Однако гораздо чаще грабительские набеги норманнов бывали успешными. Их успеху немало помогал страх, который они внушали.
Различные общины - например, в 810 году во Фризии, - видя, что власти не могут их защитить, стали практиковать политику отступного. Откупались от норманнов и одиноко стоящие монастыри. Затем эту практику усвоили и власти: государи и правители пытались заплатить пришельцам деньги с тем, чтобы те прекратили грабежи или отправились грабить в другое место. В Западной Франции пример этому подал в 845 году Карл Лысый.

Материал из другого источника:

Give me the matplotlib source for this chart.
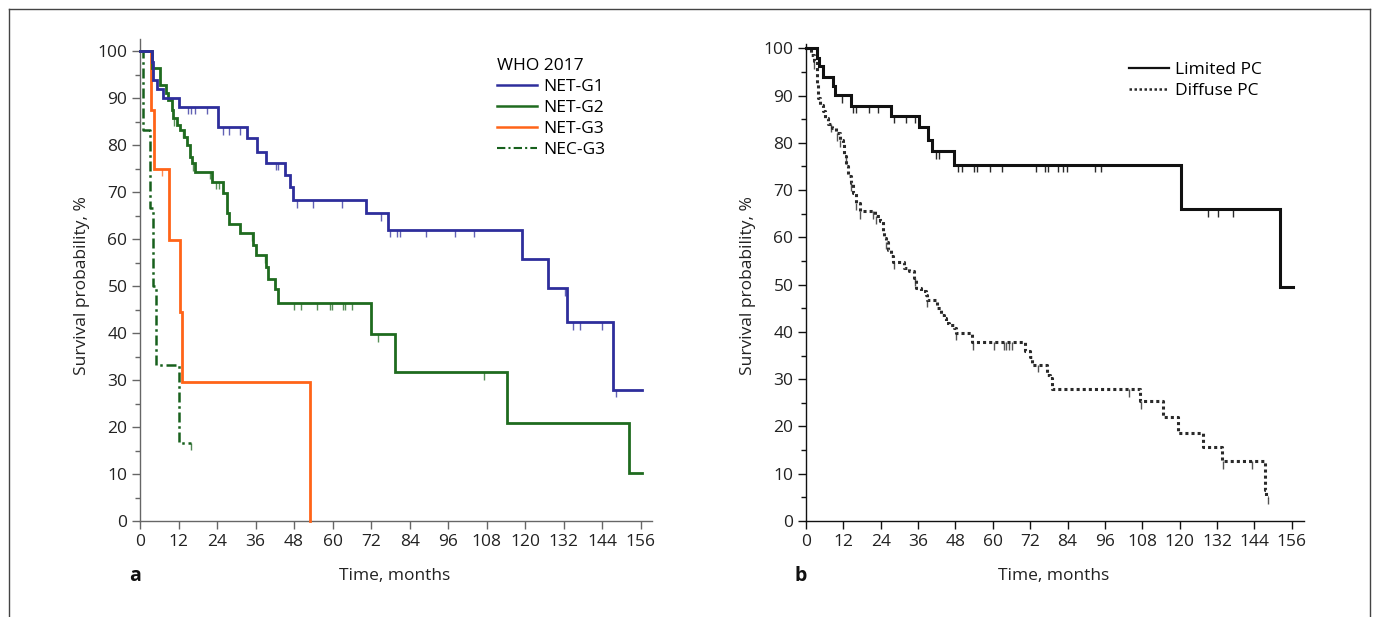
import numpy as np
import matplotlib
matplotlib.use('Agg')
import matplotlib.pyplot as plt
from matplotlib.lines import Line2D

plt.rcParams['font.family'] = ['Open Sans', 'DejaVu Sans']

# ---------------- data (panel a) ----------------
g1_t = [0, 3.6, 4.2, 5.2, 7.3, 12.2, 24.4, 33.2, 36.3, 39.2, 45.1, 46.7, 47.7, 70.3, 77.3, 119.0, 127.2, 133.1, 147.4]
g1_s = [100, 97.7, 93.8, 92.0, 90.0, 88.2, 83.8, 81.4, 78.6, 76.2, 73.6, 71.1, 68.3, 65.5, 62.0, 55.7, 49.5, 42.3, 27.9]
g1_end = 156.5
g1_cens = [15, 16, 17, 21, 26, 27.8, 31, 42.3, 43, 48.8, 54, 63, 75, 78, 80, 81, 89, 98, 104, 132.3, 135, 137, 144, 148.2]

g2_t = [0, 3.6, 6.2, 8.1, 8.8, 9.9, 10.4, 11.4, 12.5, 13.8, 14.7, 15.6, 16.3, 17.1, 22.3, 25.9, 27.0, 27.8,
        31.1, 35.3, 36.1, 39.2, 40.0, 42.2, 43.1, 72.1, 79.4, 114.2, 152.3]
g2_s = [100, 96.3, 92.8, 91.0, 89.6, 87.5, 85.7, 84.3, 83.2, 81.8, 80.0, 77.5, 76.1, 74.3, 72.2, 69.7, 65.5, 63.3,
        61.2, 58.7, 56.6, 54.1, 51.6, 49.3, 46.4, 39.7, 31.7, 20.9, 10.3]
g2_end = 156.5
g2_cens = [10.5, 13.5, 16.5, 21.8, 23.7, 24.7, 35, 39, 42, 48, 50, 55, 59.2, 59.9, 63.1, 63.8, 65.9, 74, 107.2]

g3_t = [0, 3.3, 4.4, 9.1, 12.5, 13.2, 53.1]
g3_s = [100, 87.4, 75.0, 59.8, 44.5, 29.6, 0]
g3_end = 53.1
g3_cens = [6.9]

nec_t = [0, 0.8, 3.0, 4.2, 4.9, 12.2]
nec_s = [100, 83.3, 66.7, 50.0, 33.3, 16.7]
nec_end = 16.0
nec_cens = [16.0]

# ---------------- data (panel b) ----------------
lim_t = [0, 3.4, 4.3, 5.4, 8.6, 9.3, 14.4, 27.3, 36.4, 39.3, 40.4, 47.5, 120.3, 152.3]
lim_s = [100, 98.0, 96.3, 94.0, 92.0, 90.1, 87.9, 85.7, 83.3, 80.5, 78.2, 75.4, 66.0, 49.5]
lim_end = 156.4
lim_cens = [11.4, 15.1, 16.2, 20.2, 23.1, 28.1, 32.1, 35.1, 41.7, 42.7, 48.9, 50, 53.9, 55, 59.2, 63,
            73.8, 76.8, 77.8, 80.8, 82.6, 83.7, 92.8, 94.7, 129.2, 132.4, 137.2]

dif_t = [0, 1.5, 2.6, 3.4, 3.9, 4.5, 5.5, 6.1, 7.1, 8.2, 9.5, 10.8, 11.9, 12.2, 13.0, 13.5, 14.6, 15.1, 16.2,
         17.2, 22.0, 23.6, 24.7, 25.2, 25.7, 26.3, 27.3, 27.8, 31.6, 33.2, 34.8, 35.3, 36.9, 38.5, 39.0, 42.2,
         43.3, 44.3, 44.9, 45.9, 47.5, 48.1, 53.4, 70.4, 72.0, 72.5, 77.3, 78.4, 78.9, 107.2, 114.6, 119.5,
         127.5, 133.5, 147.3, 147.8]
dif_s = [100, 98.6, 97.3, 92.7, 89.5, 88.1, 86.7, 85.3, 83.9, 83.2, 82.0, 80.7, 79.7, 77.2, 75.1, 72.9, 71.5,
         69.4, 67.3, 65.5, 64.5, 63.4, 61.3, 59.9, 59.1, 57.4, 56.0, 54.9, 53.5, 52.8, 51.4, 49.3, 48.6, 47.9,
         46.8, 45.1, 43.6, 42.9, 41.9, 41.5, 40.8, 39.8, 37.8, 35.9, 34.8, 33.1, 30.9, 30.2, 27.9, 25.3, 22.1,
         18.7, 15.7, 12.6, 6.6, 5.1]
dif_end = 148.4
dif_cens = [2.6, 7.9, 10, 10.8, 12.8, 14.6, 16.2, 17.2, 21.6, 22.5, 25.7, 28.2, 35.1, 39, 48.1, 53.6, 60.3,
            63.5, 64.3, 65.1, 66.1, 74.6, 103.8, 107.5, 134, 143.1, 148.4]

x_ticks = list(range(0, 157, 12))
y_ticks = list(range(0, 101, 10))

# ---------------- helpers ----------------
def km(ax, t, s, end, cens, color, ls='-', lw=2.0, calpha=0.75):
    t = np.asarray(t, float)
    s = np.asarray(s, float)
    ax.step(np.r_[t, end], np.r_[s, s[-1]], where='post', color=color, ls=ls, lw=lw,
            solid_joinstyle='miter', clip_on=False, zorder=3)
    c = np.asarray(cens, float)
    idx = np.searchsorted(t, c, side='right') - 1
    sc = s[idx]
    ax.vlines(c, sc - 1.6, sc, colors=color, lw=1.0, alpha=calpha, zorder=3)

def style(ax, col, xmax, ymax):
    ax.set_xlim(0, xmax)
    ax.set_ylim(0, ymax)
    for sp in ['top', 'right']:
        ax.spines[sp].set_visible(False)
    for sp in ['left', 'bottom']:
        ax.spines[sp].set_color(col)
        ax.spines[sp].set_linewidth(1.0)
    ax.set_xticks(x_ticks)
    ax.set_yticks(y_ticks)
    ax.set_yticks(np.arange(5, 100, 10), minor=True)
    ax.tick_params(which='major', direction='out', length=6, width=1, color=col,
                   labelsize=12.5, labelcolor='#222222', pad=3)
    ax.tick_params(which='minor', direction='out', length=3.5, width=1, color=col)

fig = plt.figure(figsize=(13.76, 6.17), dpi=100)
W, H = 1376.0, 617.0

# ---------------- panel a ----------------
axA = fig.add_axes([140 / W, 96 / H, 512 / W, 481.7 / H])
style(axA, '#666666', 159.5, 102.5)
c_g1, c_g2, c_g3, c_nec = '#2e2e9c', '#1f6b1f', '#ff6418', '#17601c'
km(axA, g3_t, g3_s, g3_end, g3_cens, c_g3)
km(axA, nec_t, nec_s, nec_end, nec_cens, c_nec, ls=(0, (4, 1.5, 1, 1.5)), lw=1.8)
km(axA, g2_t, g2_s, g2_end, g2_cens, c_g2)
km(axA, g1_t, g1_s, g1_end, g1_cens, c_g1)

hA = [Line2D([], [], color=c_g1, lw=1.8), Line2D([], [], color=c_g2, lw=1.8),
      Line2D([], [], color=c_g3, lw=1.8), Line2D([], [], color=c_nec, lw=1.5, ls=(0, (4, 1.5, 1, 1.5)))]
legA = axA.legend(hA, ['NET-G1', 'NET-G2', 'NET-G3', 'NEC-G3'], title='WHO 2017', loc='upper left',
                  bbox_to_anchor=(0.697, 0.962), frameon=False, fontsize=12.5, title_fontsize=12.5,
                  handlelength=2.3, handletextpad=0.35, labelspacing=0.28, borderpad=0, borderaxespad=0)
legA._legend_box.align = 'left'

# ---------------- panel b ----------------
axB = fig.add_axes([806 / W, 96 / H, 498 / W, 477.4 / H])
style(axB, '#111111', 159.9, 101)
km(axB, dif_t, dif_s, dif_end, dif_cens, '#2a2a2a', ls=(0, (1, 1)), lw=2.2, calpha=0.8)
km(axB, lim_t, lim_s, lim_end, lim_cens, '#111111', lw=2.2, calpha=0.9)

hB = [Line2D([], [], color='#111111', lw=1.6), Line2D([], [], color='#2a2a2a', lw=1.8, ls=(0, (1, 1)))]
axB.legend(hB, ['Limited PC', 'Diffuse PC'], loc='upper left', bbox_to_anchor=(0.648, 0.962),
           frameon=False, fontsize=12.5, handlelength=2.3, handletextpad=0.35, labelspacing=0.28,
           borderpad=0, borderaxespad=0)

# ---------------- labels ----------------
fs = 12.5
fig.text(82 / W, 1 - 286 / H, 'Survival probability, %', rotation=90, ha='center', va='center', fontsize=fs, color='#222222')
fig.text(395 / W, 1 - 576 / H, 'Time, months', ha='center', va='center', fontsize=fs, color='#222222')
fig.text(748 / W, 1 - 286 / H, 'Survival probability, %', rotation=90, ha='center', va='center', fontsize=fs, color='#222222')
fig.text(1054 / W, 1 - 576 / H, 'Time, months', ha='center', va='center', fontsize=fs, color='#222222')
fig.text(135 / W, 1 - 576 / H, 'a', ha='center', va='center', fontsize=14, fontweight='bold', color='#111111')
fig.text(801 / W, 1 - 576 / H, 'b', ha='center', va='center', fontsize=14, fontweight='bold', color='#111111')

# ---------------- border ----------------
bc = '#444444'
fig.add_artist(Line2D([9 / W, 1370 / W], [1 - 9 / H, 1 - 9 / H], transform=fig.transFigure, color=bc, lw=1))
fig.add_artist(Line2D([9 / W, 9 / W], [0, 1 - 9 / H], transform=fig.transFigure, color=bc, lw=1))
fig.add_artist(Line2D([1370 / W, 1370 / W], [0, 1 - 9 / H], transform=fig.transFigure, color=bc, lw=1))

fig.savefig('out.png', dpi=100)
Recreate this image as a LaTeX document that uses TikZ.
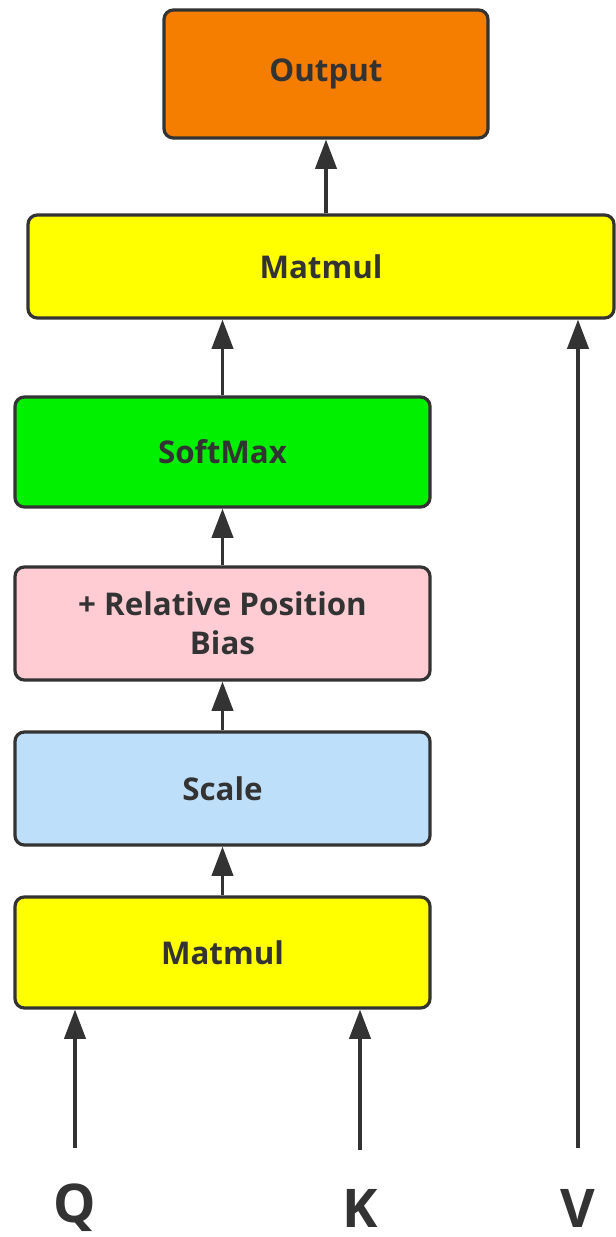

Король Лотарингии Лотарь II последовал ему в 864 году. В Восточной Франции в 882 году заплатил отступное и Карл Толстый. У англосаксонцев король Мерсии поступал так примерно с 862 года, а король Уэссекса, без всяких сомнений, с 872 году. Подобная мера по самой своей природе предполагала цепочку вымогательств, что и имело место в действительности. А поскольку господа требовали и собирали деньги со своих подданных и, в первую очередь, с церкви, то в конце концов сбережения Запада перетекали в Скандинавию. И до сих пор музеи Севера хранят в своих витринах в качестве памятников этого героического времени удивительное количество золота и серебра, безусловно, являющимся по большей части результатом торговли, но столь же безусловно и «жатвой разбоя», если воспользоваться определением немецкого хрониста Адама Бременского. Удивляет другое: отнятые или полученные на обмен золотые и серебряные монеты и украшения, которые были распространены на Западе больше, чем монеты, норманны переплавили с тем, чтобы сделать из них другие украшения, по своему вкусу, что свидетельствует о существовании культуры, твердо опирающейся на свои традиции.